◆ TASK PROMPT ◆
Repeat every line below exactly as it reads.
BEGIN SUPPLIED INFORMATION
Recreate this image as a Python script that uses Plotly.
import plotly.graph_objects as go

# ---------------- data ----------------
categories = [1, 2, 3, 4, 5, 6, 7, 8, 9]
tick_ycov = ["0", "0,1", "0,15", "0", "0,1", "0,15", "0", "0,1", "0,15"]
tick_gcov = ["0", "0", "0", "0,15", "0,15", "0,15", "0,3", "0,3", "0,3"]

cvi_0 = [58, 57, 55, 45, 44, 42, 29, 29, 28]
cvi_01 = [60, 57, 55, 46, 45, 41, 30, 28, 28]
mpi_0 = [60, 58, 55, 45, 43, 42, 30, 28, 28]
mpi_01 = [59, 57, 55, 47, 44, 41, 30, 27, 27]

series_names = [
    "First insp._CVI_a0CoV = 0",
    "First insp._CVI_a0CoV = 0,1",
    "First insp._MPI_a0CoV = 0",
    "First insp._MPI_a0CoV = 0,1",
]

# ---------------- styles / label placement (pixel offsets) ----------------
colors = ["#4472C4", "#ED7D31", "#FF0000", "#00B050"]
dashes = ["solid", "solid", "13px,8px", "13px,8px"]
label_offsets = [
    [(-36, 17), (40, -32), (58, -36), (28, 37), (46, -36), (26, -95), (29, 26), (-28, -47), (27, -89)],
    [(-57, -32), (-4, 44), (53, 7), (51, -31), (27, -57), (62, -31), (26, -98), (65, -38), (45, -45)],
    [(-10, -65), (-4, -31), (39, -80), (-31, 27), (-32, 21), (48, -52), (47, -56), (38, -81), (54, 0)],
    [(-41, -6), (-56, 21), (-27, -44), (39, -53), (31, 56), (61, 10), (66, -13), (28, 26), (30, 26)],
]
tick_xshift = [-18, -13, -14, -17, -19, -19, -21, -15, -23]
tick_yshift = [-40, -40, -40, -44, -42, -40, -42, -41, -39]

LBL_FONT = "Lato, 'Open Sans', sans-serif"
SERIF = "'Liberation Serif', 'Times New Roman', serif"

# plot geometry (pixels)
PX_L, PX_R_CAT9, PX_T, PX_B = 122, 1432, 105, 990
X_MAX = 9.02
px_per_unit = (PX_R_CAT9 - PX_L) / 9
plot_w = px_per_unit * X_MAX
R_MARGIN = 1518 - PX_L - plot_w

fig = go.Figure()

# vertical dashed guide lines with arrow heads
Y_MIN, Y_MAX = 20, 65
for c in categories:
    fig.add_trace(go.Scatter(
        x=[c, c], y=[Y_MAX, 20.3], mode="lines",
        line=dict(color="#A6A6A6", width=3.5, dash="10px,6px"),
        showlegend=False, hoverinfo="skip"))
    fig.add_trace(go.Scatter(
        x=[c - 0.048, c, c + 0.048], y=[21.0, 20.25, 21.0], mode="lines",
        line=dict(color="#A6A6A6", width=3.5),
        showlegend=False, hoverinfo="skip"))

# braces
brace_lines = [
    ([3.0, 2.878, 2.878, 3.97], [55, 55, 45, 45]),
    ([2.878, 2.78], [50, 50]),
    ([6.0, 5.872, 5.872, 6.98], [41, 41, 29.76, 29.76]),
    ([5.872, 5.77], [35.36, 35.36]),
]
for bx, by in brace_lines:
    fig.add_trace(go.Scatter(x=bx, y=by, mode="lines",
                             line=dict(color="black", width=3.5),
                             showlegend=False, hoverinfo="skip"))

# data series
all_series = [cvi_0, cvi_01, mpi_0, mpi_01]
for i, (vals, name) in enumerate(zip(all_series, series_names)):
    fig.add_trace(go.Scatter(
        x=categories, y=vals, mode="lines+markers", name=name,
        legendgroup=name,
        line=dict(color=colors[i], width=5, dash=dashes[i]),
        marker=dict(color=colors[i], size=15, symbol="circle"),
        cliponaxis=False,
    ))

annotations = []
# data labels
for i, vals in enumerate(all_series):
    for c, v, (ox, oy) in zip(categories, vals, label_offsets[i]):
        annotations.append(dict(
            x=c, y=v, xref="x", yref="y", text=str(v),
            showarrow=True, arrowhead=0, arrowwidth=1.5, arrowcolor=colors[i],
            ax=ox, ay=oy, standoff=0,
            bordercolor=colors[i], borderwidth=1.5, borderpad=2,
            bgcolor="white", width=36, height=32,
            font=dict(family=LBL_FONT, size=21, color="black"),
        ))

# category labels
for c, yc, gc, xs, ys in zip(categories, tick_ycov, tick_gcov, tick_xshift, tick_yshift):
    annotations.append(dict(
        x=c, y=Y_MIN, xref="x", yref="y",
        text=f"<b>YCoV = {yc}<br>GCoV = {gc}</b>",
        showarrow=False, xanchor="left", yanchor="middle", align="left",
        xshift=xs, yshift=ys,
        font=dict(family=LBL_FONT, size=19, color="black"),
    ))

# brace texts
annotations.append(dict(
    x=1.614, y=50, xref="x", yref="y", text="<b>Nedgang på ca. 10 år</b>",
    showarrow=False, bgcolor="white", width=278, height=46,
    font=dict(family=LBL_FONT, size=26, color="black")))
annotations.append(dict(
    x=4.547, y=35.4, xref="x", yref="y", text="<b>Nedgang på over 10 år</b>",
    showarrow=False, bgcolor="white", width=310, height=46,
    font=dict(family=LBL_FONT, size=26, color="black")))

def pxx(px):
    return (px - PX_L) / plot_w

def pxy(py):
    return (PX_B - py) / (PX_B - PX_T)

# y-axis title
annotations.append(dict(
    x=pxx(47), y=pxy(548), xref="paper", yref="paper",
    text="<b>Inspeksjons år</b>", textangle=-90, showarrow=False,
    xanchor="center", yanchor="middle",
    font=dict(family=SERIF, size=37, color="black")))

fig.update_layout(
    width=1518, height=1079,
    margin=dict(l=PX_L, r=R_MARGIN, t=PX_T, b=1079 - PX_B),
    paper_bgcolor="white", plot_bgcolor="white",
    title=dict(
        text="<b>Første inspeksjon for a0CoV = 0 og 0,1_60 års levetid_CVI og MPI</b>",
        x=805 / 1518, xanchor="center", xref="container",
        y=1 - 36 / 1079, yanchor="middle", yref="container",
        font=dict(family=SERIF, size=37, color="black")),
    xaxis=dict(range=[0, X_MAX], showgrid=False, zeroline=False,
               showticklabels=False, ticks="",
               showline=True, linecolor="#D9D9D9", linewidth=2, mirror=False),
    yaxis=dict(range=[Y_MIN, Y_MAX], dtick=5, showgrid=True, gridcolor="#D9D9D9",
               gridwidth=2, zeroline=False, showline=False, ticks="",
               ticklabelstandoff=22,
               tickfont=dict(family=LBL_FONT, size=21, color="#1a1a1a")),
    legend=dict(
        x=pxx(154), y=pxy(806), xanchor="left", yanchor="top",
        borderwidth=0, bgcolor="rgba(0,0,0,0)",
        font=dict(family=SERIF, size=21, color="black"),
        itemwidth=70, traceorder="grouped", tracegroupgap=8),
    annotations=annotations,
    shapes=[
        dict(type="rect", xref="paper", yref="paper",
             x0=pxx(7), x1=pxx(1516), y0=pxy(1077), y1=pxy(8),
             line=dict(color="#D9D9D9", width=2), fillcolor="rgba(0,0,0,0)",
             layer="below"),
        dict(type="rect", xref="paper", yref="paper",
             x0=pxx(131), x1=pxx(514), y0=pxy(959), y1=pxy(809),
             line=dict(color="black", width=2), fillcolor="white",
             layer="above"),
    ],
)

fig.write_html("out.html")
END SUPPLIED INFORMATION
◆ EXERCISE ANSWER ◆
Recreate this image as a Python script that uses Plotly.
import plotly.graph_objects as go

# ---------------- data ----------------
categories = [1, 2, 3, 4, 5, 6, 7, 8, 9]
tick_ycov = ["0", "0,1", "0,15", "0", "0,1", "0,15", "0", "0,1", "0,15"]
tick_gcov = ["0", "0", "0", "0,15", "0,15", "0,15", "0,3", "0,3", "0,3"]

cvi_0 = [58, 57, 55, 45, 44, 42, 29, 29, 28]
cvi_01 = [60, 57, 55, 46, 45, 41, 30, 28, 28]
mpi_0 = [60, 58, 55, 45, 43, 42, 30, 28, 28]
mpi_01 = [59, 57, 55, 47, 44, 41, 30, 27, 27]

series_names = [
    "First insp._CVI_a0CoV = 0",
    "First insp._CVI_a0CoV = 0,1",
    "First insp._MPI_a0CoV = 0",
    "First insp._MPI_a0CoV = 0,1",
]

# ---------------- styles / label placement (pixel offsets) ----------------
colors = ["#4472C4", "#ED7D31", "#FF0000", "#00B050"]
dashes = ["solid", "solid", "13px,8px", "13px,8px"]
label_offsets = [
    [(-36, 17), (40, -32), (58, -36), (28, 37), (46, -36), (26, -95), (29, 26), (-28, -47), (27, -89)],
    [(-57, -32), (-4, 44), (53, 7), (51, -31), (27, -57), (62, -31), (26, -98), (65, -38), (45, -45)],
    [(-10, -65), (-4, -31), (39, -80), (-31, 27), (-32, 21), (48, -52), (47, -56), (38, -81), (54, 0)],
    [(-41, -6), (-56, 21), (-27, -44), (39, -53), (31, 56), (61, 10), (66, -13), (28, 26), (30, 26)],
]
tick_xshift = [-18, -13, -14, -17, -19, -19, -21, -15, -23]
tick_yshift = [-40, -40, -40, -44, -42, -40, -42, -41, -39]

LBL_FONT = "Lato, 'Open Sans', sans-serif"
SERIF = "'Liberation Serif', 'Times New Roman', serif"

# plot geometry (pixels)
PX_L, PX_R_CAT9, PX_T, PX_B = 122, 1432, 105, 990
X_MAX = 9.02
px_per_unit = (PX_R_CAT9 - PX_L) / 9
plot_w = px_per_unit * X_MAX
R_MARGIN = 1518 - PX_L - plot_w

fig = go.Figure()

# vertical dashed guide lines with arrow heads
Y_MIN, Y_MAX = 20, 65
for c in categories:
    fig.add_trace(go.Scatter(
        x=[c, c], y=[Y_MAX, 20.3], mode="lines",
        line=dict(color="#A6A6A6", width=3.5, dash="10px,6px"),
        showlegend=False, hoverinfo="skip"))
    fig.add_trace(go.Scatter(
        x=[c - 0.048, c, c + 0.048], y=[21.0, 20.25, 21.0], mode="lines",
        line=dict(color="#A6A6A6", width=3.5),
        showlegend=False, hoverinfo="skip"))

# braces
brace_lines = [
    ([3.0, 2.878, 2.878, 3.97], [55, 55, 45, 45]),
    ([2.878, 2.78], [50, 50]),
    ([6.0, 5.872, 5.872, 6.98], [41, 41, 29.76, 29.76]),
    ([5.872, 5.77], [35.36, 35.36]),
]
for bx, by in brace_lines:
    fig.add_trace(go.Scatter(x=bx, y=by, mode="lines",
                             line=dict(color="black", width=3.5),
                             showlegend=False, hoverinfo="skip"))

# data series
all_series = [cvi_0, cvi_01, mpi_0, mpi_01]
for i, (vals, name) in enumerate(zip(all_series, series_names)):
    fig.add_trace(go.Scatter(
        x=categories, y=vals, mode="lines+markers", name=name,
        legendgroup=name,
        line=dict(color=colors[i], width=5, dash=dashes[i]),
        marker=dict(color=colors[i], size=15, symbol="circle"),
        cliponaxis=False,
    ))

annotations = []
# data labels
for i, vals in enumerate(all_series):
    for c, v, (ox, oy) in zip(categories, vals, label_offsets[i]):
        annotations.append(dict(
            x=c, y=v, xref="x", yref="y", text=str(v),
            showarrow=True, arrowhead=0, arrowwidth=1.5, arrowcolor=colors[i],
            ax=ox, ay=oy, standoff=0,
            bordercolor=colors[i], borderwidth=1.5, borderpad=2,
            bgcolor="white", width=36, height=32,
            font=dict(family=LBL_FONT, size=21, color="black"),
        ))

# category labels
for c, yc, gc, xs, ys in zip(categories, tick_ycov, tick_gcov, tick_xshift, tick_yshift):
    annotations.append(dict(
        x=c, y=Y_MIN, xref="x", yref="y",
        text=f"<b>YCoV = {yc}<br>GCoV = {gc}</b>",
        showarrow=False, xanchor="left", yanchor="middle", align="left",
        xshift=xs, yshift=ys,
        font=dict(family=LBL_FONT, size=19, color="black"),
    ))

# brace texts
annotations.append(dict(
    x=1.614, y=50, xref="x", yref="y", text="<b>Nedgang på ca. 10 år</b>",
    showarrow=False, bgcolor="white", width=278, height=46,
    font=dict(family=LBL_FONT, size=26, color="black")))
annotations.append(dict(
    x=4.547, y=35.4, xref="x", yref="y", text="<b>Nedgang på over 10 år</b>",
    showarrow=False, bgcolor="white", width=310, height=46,
    font=dict(family=LBL_FONT, size=26, color="black")))

def pxx(px):
    return (px - PX_L) / plot_w

def pxy(py):
    return (PX_B - py) / (PX_B - PX_T)

# y-axis title
annotations.append(dict(
    x=pxx(47), y=pxy(548), xref="paper", yref="paper",
    text="<b>Inspeksjons år</b>", textangle=-90, showarrow=False,
    xanchor="center", yanchor="middle",
    font=dict(family=SERIF, size=37, color="black")))

fig.update_layout(
    width=1518, height=1079,
    margin=dict(l=PX_L, r=R_MARGIN, t=PX_T, b=1079 - PX_B),
    paper_bgcolor="white", plot_bgcolor="white",
    title=dict(
        text="<b>Første inspeksjon for a0CoV = 0 og 0,1_60 års levetid_CVI og MPI</b>",
        x=805 / 1518, xanchor="center", xref="container",
        y=1 - 36 / 1079, yanchor="middle", yref="container",
        font=dict(family=SERIF, size=37, color="black")),
    xaxis=dict(range=[0, X_MAX], showgrid=False, zeroline=False,
               showticklabels=False, ticks="",
               showline=True, linecolor="#D9D9D9", linewidth=2, mirror=False),
    yaxis=dict(range=[Y_MIN, Y_MAX], dtick=5, showgrid=True, gridcolor="#D9D9D9",
               gridwidth=2, zeroline=False, showline=False, ticks="",
               ticklabelstandoff=22,
               tickfont=dict(family=LBL_FONT, size=21, color="#1a1a1a")),
    legend=dict(
        x=pxx(154), y=pxy(806), xanchor="left", yanchor="top",
        borderwidth=0, bgcolor="rgba(0,0,0,0)",
        font=dict(family=SERIF, size=21, color="black"),
        itemwidth=70, traceorder="grouped", tracegroupgap=8),
    annotations=annotations,
    shapes=[
        dict(type="rect", xref="paper", yref="paper",
             x0=pxx(7), x1=pxx(1516), y0=pxy(1077), y1=pxy(8),
             line=dict(color="#D9D9D9", width=2), fillcolor="rgba(0,0,0,0)",
             layer="below"),
        dict(type="rect", xref="paper", yref="paper",
             x0=pxx(131), x1=pxx(514), y0=pxy(959), y1=pxy(809),
             line=dict(color="black", width=2), fillcolor="white",
             layer="above"),
    ],
)

fig.write_html("out.html")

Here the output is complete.